* begin *
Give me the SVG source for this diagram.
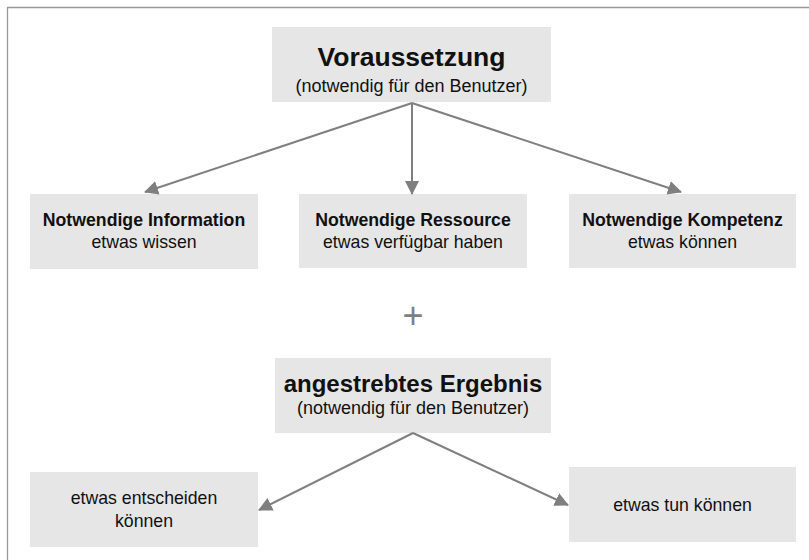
<svg xmlns="http://www.w3.org/2000/svg" width="809" height="560" viewBox="0 0 809 560">
<style>
.box{fill:#e6e6e6}
text{font-family:"Liberation Sans",Arial,sans-serif;fill:#111;text-anchor:middle}
.t1{font-size:26.5px;font-weight:bold}
.t2{font-size:24px;font-weight:bold}
.b{font-size:17.7px;font-weight:bold}
.r{font-size:17.7px}
.s{font-size:18px}
.conn line{stroke:#7f7f7f;stroke-width:2}
</style>
<defs>
<marker id="ah" viewBox="0 0 14 14" refX="13" refY="7" markerWidth="14" markerHeight="14" markerUnits="userSpaceOnUse" orient="auto">
<path d="M0,0 L14,7 L0,14 Z" fill="#7f7f7f"/>
</marker>
</defs>
<rect width="809" height="560" fill="#fff"/>
<path d="M7.5,560 V7.5 H809" fill="none" stroke="#999" stroke-width="1.3"/>
<g id="voraussetzung">
<rect class="box" x="272" y="27" width="279" height="75"/>
<text class="t1" x="411.5" y="66">Voraussetzung</text>
<text class="s" x="411.5" y="92">(notwendig für den Benutzer)</text>
</g>
<g id="information">
<rect class="box" x="30" y="194" width="228" height="75"/>
<text class="b" x="144" y="226">Notwendige Information</text>
<text class="r" x="144" y="248">etwas wissen</text>
</g>
<g id="ressource">
<rect class="box" x="299" y="194" width="228" height="74"/>
<text class="b" x="413" y="226">Notwendige Ressource</text>
<text class="r" x="413" y="248">etwas verfügbar haben</text>
</g>
<g id="kompetenz">
<rect class="box" x="569" y="194" width="227" height="74"/>
<text class="b" x="682.5" y="226">Notwendige Kompetenz</text>
<text class="r" x="682.5" y="248">etwas können</text>
</g>
<g id="plus">
<text x="413" y="328" style="font-size:36px;fill:#808080">+</text>
</g>
<g id="ergebnis">
<rect class="box" x="275" y="358" width="276" height="75"/>
<text class="t2" x="413" y="392">angestrebtes Ergebnis</text>
<text class="s" x="413" y="414">(notwendig für den Benutzer)</text>
</g>
<g id="entscheiden">
<rect class="box" x="30" y="472" width="228" height="75"/>
<text class="r" x="144" y="504">etwas entscheiden</text>
<text class="r" x="144" y="527">können</text>
</g>
<g id="tun">
<rect class="box" x="569" y="467" width="227" height="75"/>
<text class="r" x="682.5" y="511">etwas tun können</text>
</g>
<g class="conn">
<line x1="412" y1="103" x2="145" y2="192" marker-end="url(#ah)"/>
<line x1="412" y1="103" x2="412" y2="194" marker-end="url(#ah)"/>
<line x1="412" y1="103" x2="681" y2="192" marker-end="url(#ah)"/>
<line x1="413" y1="433" x2="259" y2="510" marker-end="url(#ah)"/>
<line x1="413" y1="433" x2="568" y2="505" marker-end="url(#ah)"/>
</g>
</svg>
* end *
## Given instruction
Quote the material exactly. Pictures stay out.

## Output below
Give me the SVG source for this diagram.
<svg xmlns="http://www.w3.org/2000/svg" width="809" height="560" viewBox="0 0 809 560">
<style>
.box{fill:#e6e6e6}
text{font-family:"Liberation Sans",Arial,sans-serif;fill:#111;text-anchor:middle}
.t1{font-size:26.5px;font-weight:bold}
.t2{font-size:24px;font-weight:bold}
.b{font-size:17.7px;font-weight:bold}
.r{font-size:17.7px}
.s{font-size:18px}
.conn line{stroke:#7f7f7f;stroke-width:2}
</style>
<defs>
<marker id="ah" viewBox="0 0 14 14" refX="13" refY="7" markerWidth="14" markerHeight="14" markerUnits="userSpaceOnUse" orient="auto">
<path d="M0,0 L14,7 L0,14 Z" fill="#7f7f7f"/>
</marker>
</defs>
<rect width="809" height="560" fill="#fff"/>
<path d="M7.5,560 V7.5 H809" fill="none" stroke="#999" stroke-width="1.3"/>
<g id="voraussetzung">
<rect class="box" x="272" y="27" width="279" height="75"/>
<text class="t1" x="411.5" y="66">Voraussetzung</text>
<text class="s" x="411.5" y="92">(notwendig für den Benutzer)</text>
</g>
<g id="information">
<rect class="box" x="30" y="194" width="228" height="75"/>
<text class="b" x="144" y="226">Notwendige Information</text>
<text class="r" x="144" y="248">etwas wissen</text>
</g>
<g id="ressource">
<rect class="box" x="299" y="194" width="228" height="74"/>
<text class="b" x="413" y="226">Notwendige Ressource</text>
<text class="r" x="413" y="248">etwas verfügbar haben</text>
</g>
<g id="kompetenz">
<rect class="box" x="569" y="194" width="227" height="74"/>
<text class="b" x="682.5" y="226">Notwendige Kompetenz</text>
<text class="r" x="682.5" y="248">etwas können</text>
</g>
<g id="plus">
<text x="413" y="328" style="font-size:36px;fill:#808080">+</text>
</g>
<g id="ergebnis">
<rect class="box" x="275" y="358" width="276" height="75"/>
<text class="t2" x="413" y="392">angestrebtes Ergebnis</text>
<text class="s" x="413" y="414">(notwendig für den Benutzer)</text>
</g>
<g id="entscheiden">
<rect class="box" x="30" y="472" width="228" height="75"/>
<text class="r" x="144" y="504">etwas entscheiden</text>
<text class="r" x="144" y="527">können</text>
</g>
<g id="tun">
<rect class="box" x="569" y="467" width="227" height="75"/>
<text class="r" x="682.5" y="511">etwas tun können</text>
</g>
<g class="conn">
<line x1="412" y1="103" x2="145" y2="192" marker-end="url(#ah)"/>
<line x1="412" y1="103" x2="412" y2="194" marker-end="url(#ah)"/>
<line x1="412" y1="103" x2="681" y2="192" marker-end="url(#ah)"/>
<line x1="413" y1="433" x2="259" y2="510" marker-end="url(#ah)"/>
<line x1="413" y1="433" x2="568" y2="505" marker-end="url(#ah)"/>
</g>
</svg>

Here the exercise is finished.